So, Amazon cloud services (AWS) is the first to fail – and much attributed to human error during an upgrade. From an architectural perspective, what have those who rely on Amazon services learned?
Since it is going to take time for our cloud service providers to mature to what we might call an acceptable, robust industry operations level, what have we learned from our architectural perspective to make what is available today to work better for us?
- Know what is a Could Service and What is Not. I will suggest that 75% of what, today, is being sold as a “cloud” service is simply a hosted infrastructure for some product. Period. I contend the tenants of cloud are (1) Redundancy, (2) Elasticity, and (3) a simple Pay-As-You-Go (PAYG) financial model. Those who tout themselves as cloud service providers, but are not, are setting themselves up for a greater fall than the AWS situation.
- State[less] Management Rules. Architecting solutions that are as stateless as possible means that you have no focal point in which your logic depends. State is the new single point of failure as found when maintained in data repositories that a not redundant in real-time.

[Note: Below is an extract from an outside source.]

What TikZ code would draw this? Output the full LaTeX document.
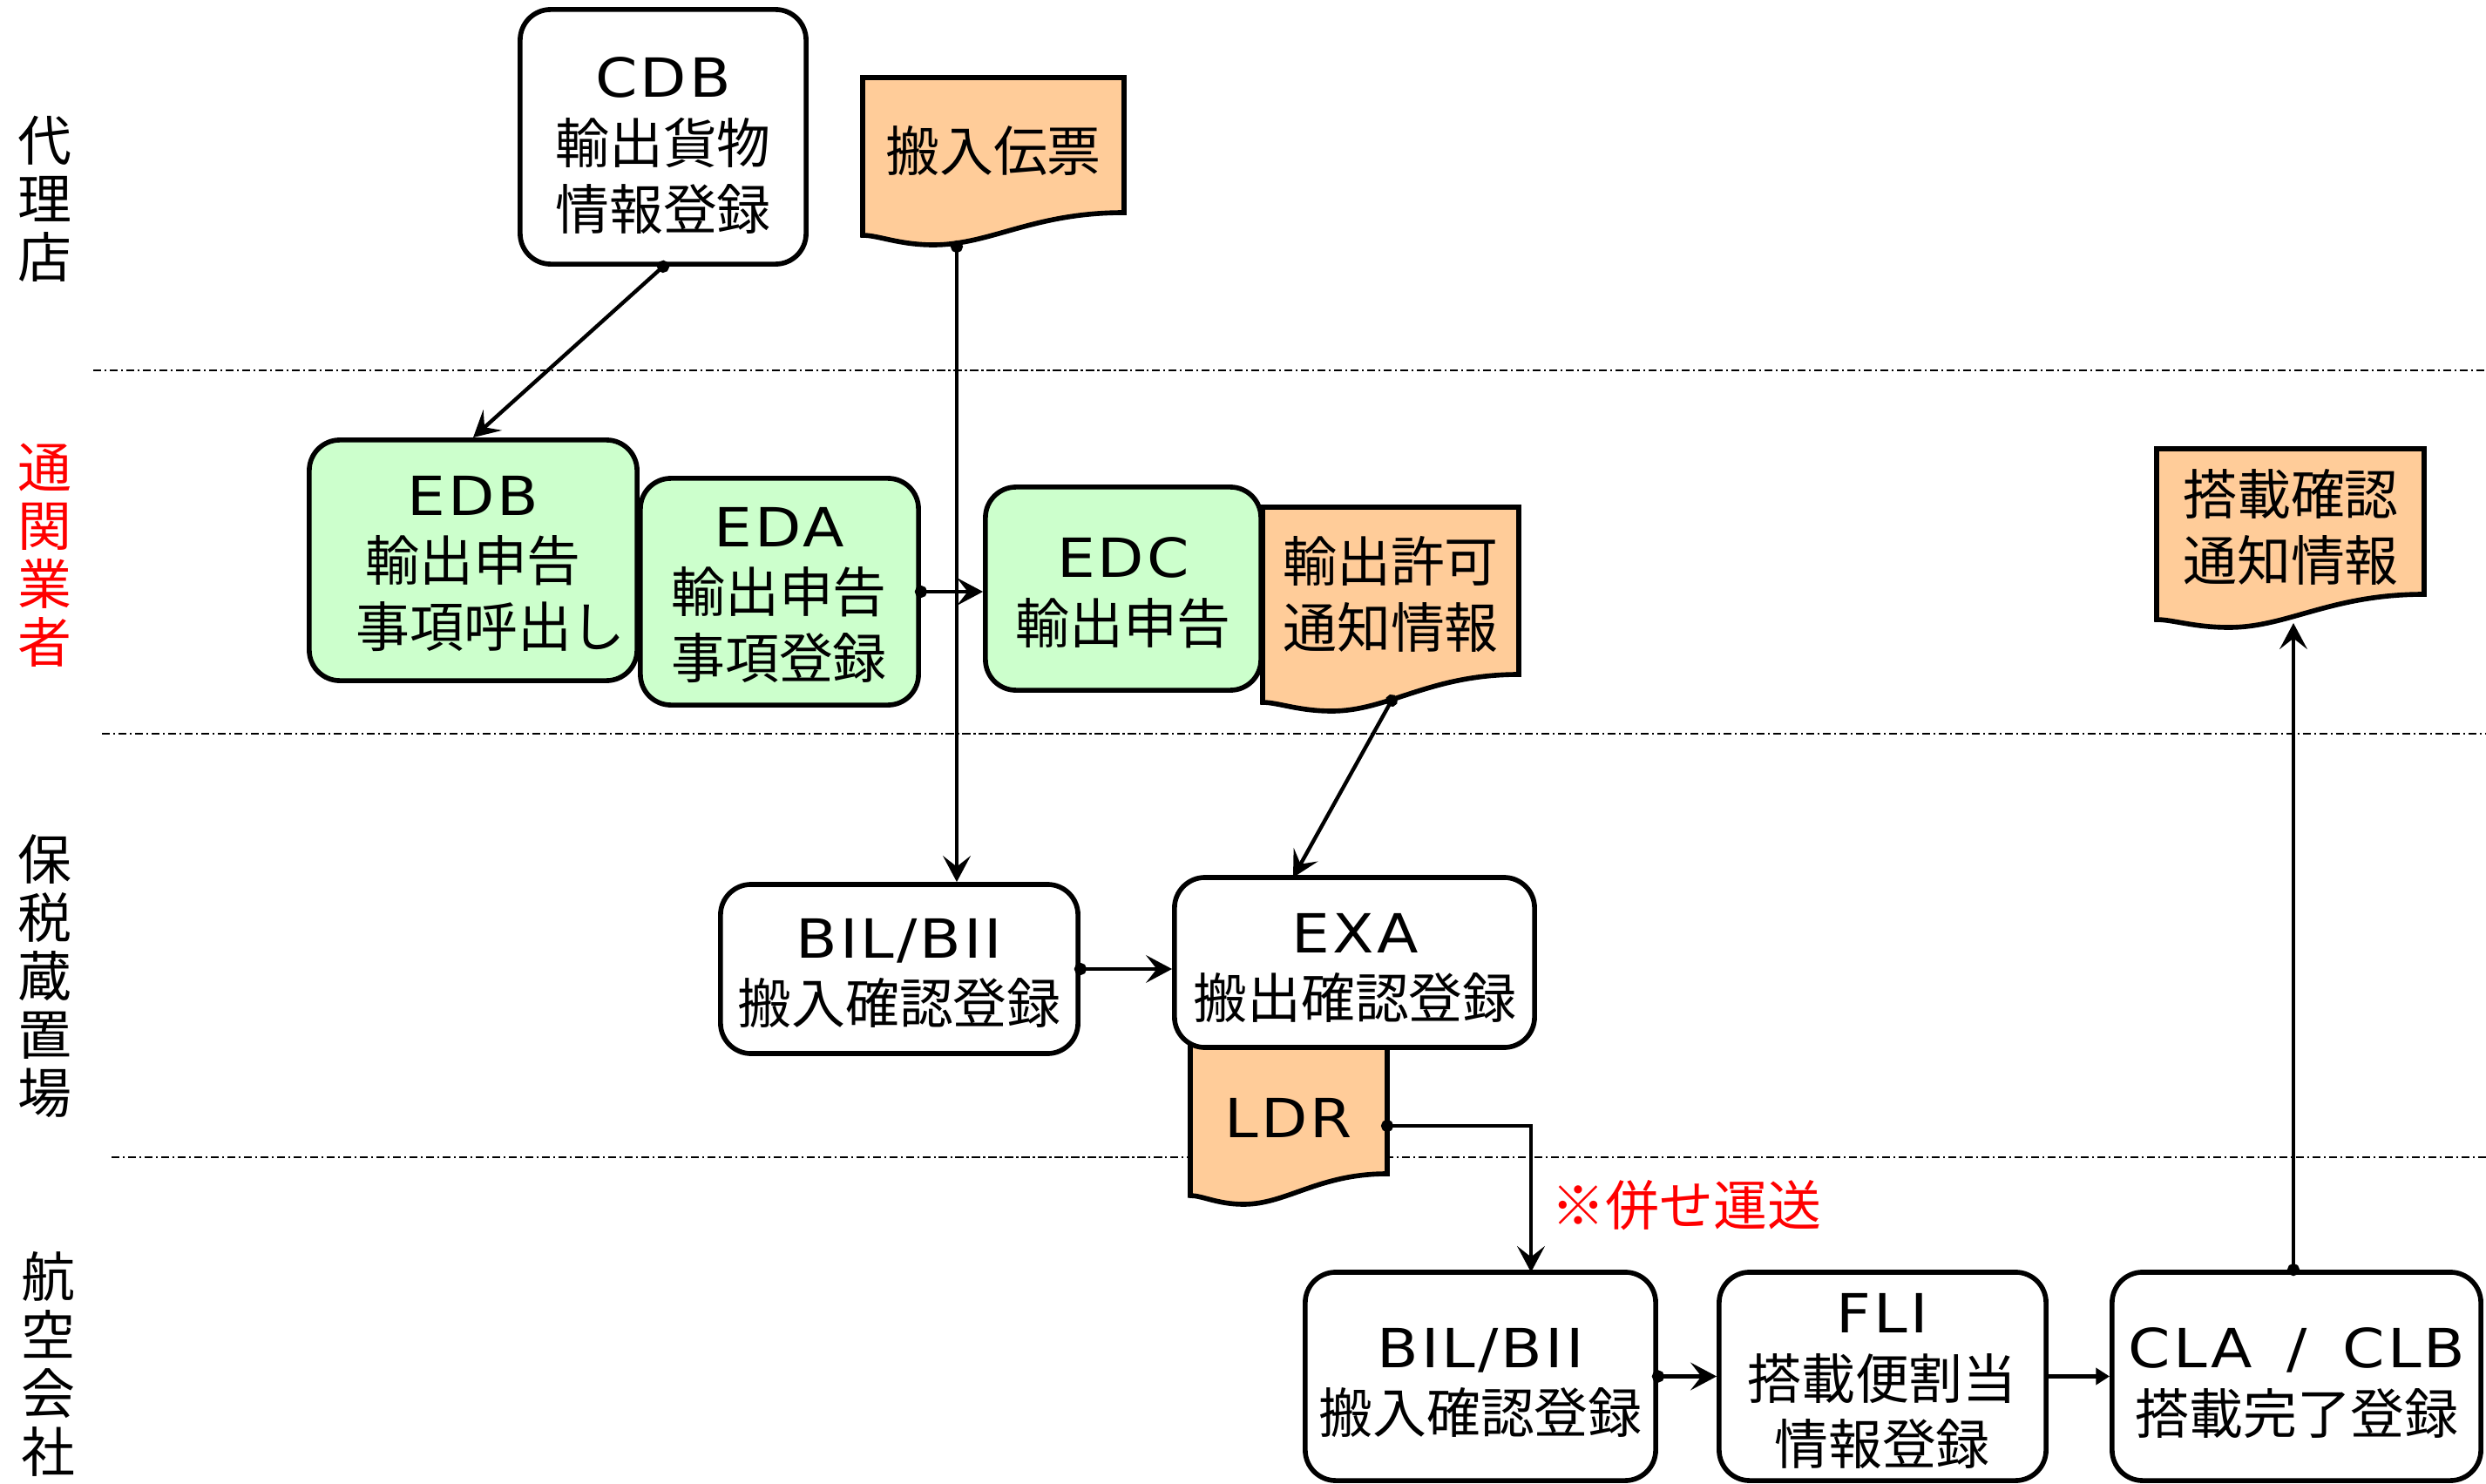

Excuse the short tangent – but – I think the future place to store state will ultimately be in the client – like client devices such as phones, pads, etc.
- Elasticity is Tricky. Real Tricky. My exposure to cloud solutions has pointed out that automated elasticity is a rarity. Most that I have seen is done by manual anticipation of spike activity. Netflix uses their “N+1” Redundancy model to protect themselves. Others manually configure their fabric according to anticipated activity. Continued manual experimentation will be necessary before automated means can be designed. Once better understood, automated elasticity will take a generous amount of experimental iterations as, initially, automation simply allows us to break things much faster.

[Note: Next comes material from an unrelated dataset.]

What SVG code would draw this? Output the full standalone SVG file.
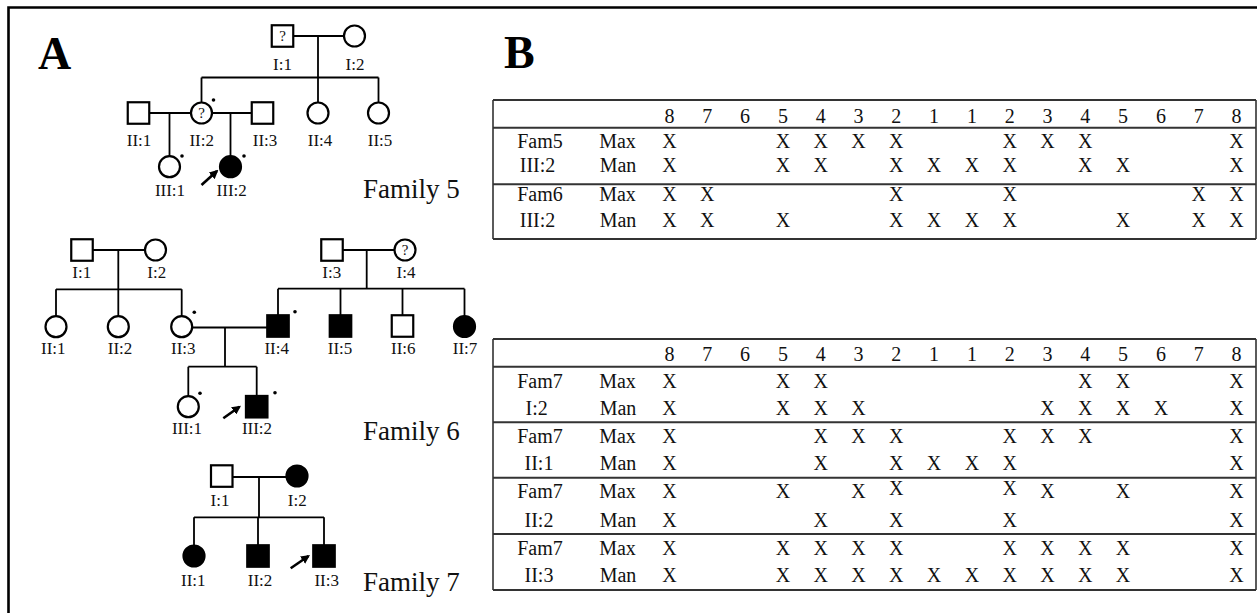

- React to Poor Health Before Failure. Many are identifying that to work in the cloud, you must: Fail early. Fail often. Deal with it. If we monitor health prior to failure, we can make necessary modifications to our service operations to mitigate failure. This involves trend analysis algorithms to react in real-time to trend changes as they begin, not after they fail.
- Real Cloud Storage is in it’s Infancy. Using models that mimic your antiquated relational practices in the cloud may be the cause of your demise. Many new cloud storage deviations from the norm are surfacing that warrant learning a new way over making the cloud work like your existing internal systems. If you get burned by using your traditional storage mechanisms in a cloud service, then you are the responsible party when it fails.
- Cloud Solutions Need Operational Automation. Those AWS customers who faired well in the burst and those who failed poorly have one thing in common. Their success or failure is attributed to how they manually reacted from an operations perspective. This is key, as all have stated future success will require more automation from the operations perspective. This simply means that we cannot rely on the cloud service provider’s operational architecture to take care of our interests. Rather, we must create our own frameworks around theirs to promote greater operational excellence to survive their inadequacies.
- Learn and Grow from this Experience. Now is not the time to bail on cloud computing, rather, it is the time to recognize it is becoming a more mature. The lesson here, however, is to make your cloud entry strategy one of moderation. Do not throw all your service eggs into one cloud basket as there are more maturity lessons to be learned. Better to learn them with less mission critical solutions so that when the time comes, both the cloud service providers and your expertise will have evolved to create a solid architecture around those mission critical candidate cloud solution opportunities.